An overall readiness summary covers completeness, compliance, and key fields before submitting.

Submission confirmation with timeline

Step 05

Submission confirmed

Confirmation screen shows expected review timeline, setting accurate expectations from the start.

Approver journey

Priority queue sorted by risk and urgency

Step 01

Priority queue

AI sorts requests by risk flags, time waiting, and amount. Sort logic is visible and overrideable.

Request detail with AI-generated summary

Step 02

Request detail

AI-generated context summary surfaces key facts and flagged items so approvers spend less time parsing documents.

Approve / flag / reject action controls

Step 03

Action with context

Approve or reject with a reason. Rejections can request more information or deny permanently. All actions require confirmation.

Auto-generated audit log entry

Step 04

Audit log

Every action is automatically logged with timestamp and rationale for compliance and record-keeping.

07 — Impact & Next Steps

Measured against the failure modes we started with

Based on the failure modes identified in research, the redesigned workflow was estimated to produce the following improvements.

Submission rejection rate

34% ~15%

Compliance guidance and the Confidence Indicator surface issues before they become rejections.

Approver time per request

~8 min ~3 min

AI-generated summaries and priority sorting reduce the time spent parsing information before a decision.

Back-and-forth cycles

2.1x ~0.5x

Pre-submission validation eliminates most of the incomplete or miscategorized submissions that drove revision cycles.

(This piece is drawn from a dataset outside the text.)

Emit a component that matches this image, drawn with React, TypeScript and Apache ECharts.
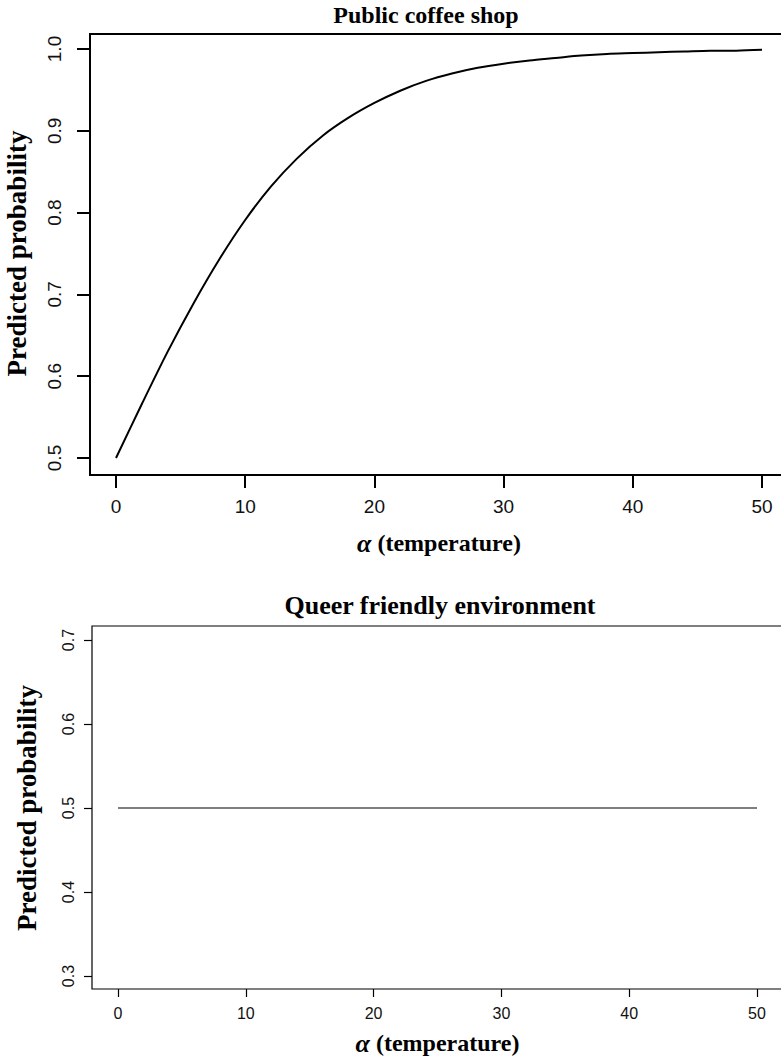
import React, { useEffect, useRef } from "react";
import * as echarts from "echarts";

// alpha (temperature) sample points and the predicted probability
const coffeeAlpha = [0, 2, 4, 6, 8, 10, 12, 14, 16, 18, 20, 22, 24, 26, 28, 30, 32, 34, 36, 38, 40, 42, 44, 46, 48, 50];
const coffeeProb = [0.5, 0.566, 0.63, 0.689, 0.743, 0.791, 0.832, 0.866, 0.894, 0.916, 0.934, 0.949, 0.961, 0.97, 0.977, 0.982, 0.986, 0.989, 0.992, 0.994, 0.995, 0.996, 0.997, 0.998, 0.998, 0.999];

const queerAlpha = [0, 50];
const queerProb = [0.5, 0.5];

const xTicks = [0, 10, 20, 30, 40, 50];
const coffeeYRange = [0.5, 1.0];
const queerYRange = [0.3, 0.7];

const titles = ["Public coffee shop", "Queer friendly environment"];
const xName = "{a|\u03b1} (temperature)";
const yName = "Predicted probability";

const SERIF = "'Liberation Serif', 'Times New Roman', serif";
const SANS = "'Liberation Sans', Arial, sans-serif";

export default function App() {
  const ref = useRef<HTMLDivElement>(null);
  useEffect(() => {
    if (!ref.current) return;
    const chart = echarts.init(ref.current, null, { renderer: "svg" });

    const frameAxis = (gi: number) => ({ type: "value", gridIndex: gi, show: false, min: 0, max: 1 });

    const nameStyle = (size: number) => ({
      fontFamily: SERIF,
      fontWeight: "bold",
      fontSize: size,
      color: "#000",
      rich: {
        a: { fontFamily: SERIF, fontWeight: "bold", fontStyle: "italic", fontSize: size + 2, color: "#000" },
      },
    });

    const xAxisData = (gi: number, offset: number, tickLen: number, lw: number, fs: number, margin: number, gap: number, color: string, nameSize: number) => ({
      type: "value",
      gridIndex: gi,
      min: xTicks[0],
      max: xTicks[xTicks.length - 1],
      interval: 10,
      offset,
      axisLine: { show: false, onZero: false, lineStyle: { color, width: lw } },
      axisTick: { show: true, inside: false, length: tickLen, lineStyle: { color, width: lw } },
      axisLabel: { show: true, margin, fontFamily: SANS, fontSize: fs, color: "#111" },
      splitLine: { show: false },
      name: xName,
      nameLocation: "middle",
      nameGap: gap,
      nameTextStyle: nameStyle(nameSize),
    });

    const yAxisData = (gi: number, range: number[], offset: number, tickLen: number, lw: number, fs: number, margin: number, gap: number, color: string, nameSize: number) => ({
      type: "value",
      gridIndex: gi,
      min: range[0],
      max: range[1],
      interval: 0.1,
      offset,
      axisLine: { show: false, onZero: false, lineStyle: { color, width: lw } },
      axisTick: { show: true, inside: false, length: tickLen, lineStyle: { color, width: lw } },
      axisLabel: {
        show: true,
        rotate: 90,
        margin,
        fontFamily: SANS,
        fontSize: fs,
        color: "#111",
        formatter: (v: number) => v.toFixed(1),
      },
      splitLine: { show: false },
      name: yName,
      nameLocation: "middle",
      nameRotate: 90,
      nameGap: gap,
      nameTextStyle: nameStyle(nameSize),
    });

    const gridBase = { containLabel: false, outerBoundsMode: "none" };

    chart.setOption({
      animation: false,
      backgroundColor: "#fff",
      title: [
        {
          text: titles[0],
          left: 426,
          top: 3,
          padding: 0,
          textAlign: "center",
          textStyle: { fontFamily: SERIF, fontWeight: "bold", fontSize: 24, color: "#000" },
        },
        {
          text: titles[1],
          left: 440,
          top: 592,
          padding: 0,
          textAlign: "center",
          textStyle: { fontFamily: SERIF, fontWeight: "bold", fontSize: 26, color: "#000" },
        },
      ],
      grid: [
        { ...gridBase, left: 90, top: 34, width: 698, height: 441, show: true, borderColor: "#000", borderWidth: 2, backgroundColor: "transparent" },
        { ...gridBase, left: 116, top: 49, width: 646, height: 409, show: false },
        { ...gridBase, left: 92, top: 626, width: 691, height: 363, show: true, borderColor: "#000", borderWidth: 1.2, backgroundColor: "transparent" },
        { ...gridBase, left: 118, top: 640, width: 639, height: 336, show: false },
      ],
      xAxis: [
        frameAxis(0),
        xAxisData(1, 17, 13, 2, 19, 22, 55, "#000", 24),
        frameAxis(2),
        xAxisData(3, 13, 8, 1.2, 16, 16, 41, "#000", 24),
      ],
      yAxis: [
        frameAxis(0),
        yAxisData(1, coffeeYRange, 26, 13, 2, 19, 26, 60, "#000", 27),
        frameAxis(2),
        yAxisData(3, queerYRange, 26, 8, 1.2, 16, 16, 52, "#000", 27),
      ],
      series: [
        {
          type: "line",
          xAxisIndex: 1,
          yAxisIndex: 1,
          data: coffeeAlpha.map((a, i) => [a, coffeeProb[i]]),
          showSymbol: false,
          smooth: 0.3,
          lineStyle: { color: "#000", width: 2 },
          silent: true,
        },
        {
          type: "line",
          xAxisIndex: 3,
          yAxisIndex: 3,
          data: queerAlpha.map((a, i) => [a, queerProb[i]]),
          showSymbol: false,
          lineStyle: { color: "#000", width: 1.2 },
          silent: true,
        },
      ],
    });
    return () => chart.dispose();
  }, []);
  return <div ref={ref} style={{ position: "absolute", left: 0, top: 0, width: 781, height: 1058 }} />;
}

What I would do differently

I would involve approvers earlier in the design process. Most of the research focused on submitters, and the approver-side features were designed more from inference than direct insight. In a real project, I would run a separate research sprint specifically on the approval workflow before moving into design.

What I would explore next

Anomaly detection for repeat-pattern submissions that may indicate misuse, and a manager-level dashboard for team-wide reimbursement trends, giving operations teams visibility into spending patterns without requiring them to review individual requests.